Garry-davis-old-new-posterFounded by Vermont's own Garry Davis, the World Government of World Citizens will mark its 60th anniversary in September. That makes it older than the governments of 30 or so of today's nation-states.

 Not familiar with the World Government of World Citizens? Haven't heard about this self-proclaimed entity that issues passports that have occasionally been recognized at international borders?

 An introduction is available Friday evening at Off Center for the Dramatic Arts in the form of a film-in-progress called My Country Is the World and the World Is My Stage: The True Story of Garry Davis. The biopic produced and directed by California filmmaker Arthur Kanegis traces Davis' colorful career, with a focus on the global authority he unilaterally decreed on September 4, 1953.

That has to rank as one of history's greatest instances of chutzpah. But while Davis did have experience as a Broadway song-and-dance man, he wasn't playacting in establishing his very own world government.

A World War II bomber pilot, Davis renounced his American citizenship in 1948, declaring himself a "citizen of the world." He explained that he was motivated by his involvement in the mass destruction wrought by nation-states for the second time in 20 years. Humanity itself could be destroyed in a third world war, Davis warned, arguing that only through global government would world peace be possible.

Kanegis, who has made documentaries about nuclear weapons, says he became intrigued by Davis' story "because most other stories are about all that's wrong with the world." The Davis film, he adds, "is looking at how to fix the world."

Davis, who will turn 92 next month, moved to Burlington about 25 years ago.
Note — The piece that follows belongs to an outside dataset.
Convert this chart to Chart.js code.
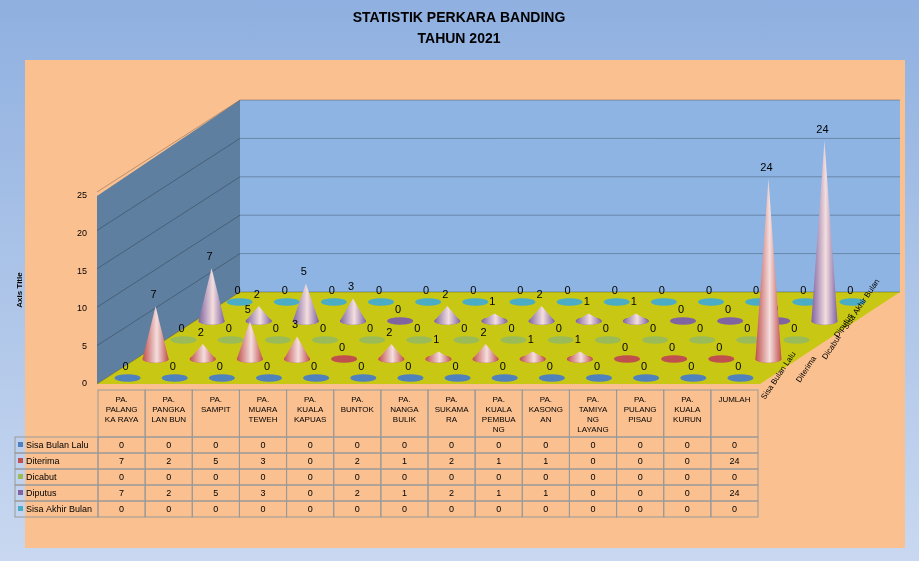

The World Service Authority, the administrative arm of the World Government of World Citizens, operated for a time from an office above Leunig's Bistro on the Church Street Marketplace. Davis acted globally and thought locally.

Two years after embarking on the film project, Kanegis says he's "very pleased and proud to be involved in it." With the support of some "generous donors," the movie should be finished in time for showing at the Toronto Film Festival in September, Kanegis adds. He declines to estimate the cost of what is projected to be a 77-minute documentary.

Davis is expected to attend the showing along with Kanegis, who plans to incorporate audience responses on Friday into the final product. The screening takes place at 6:30 p.m. at 294 North Winooski Avenue.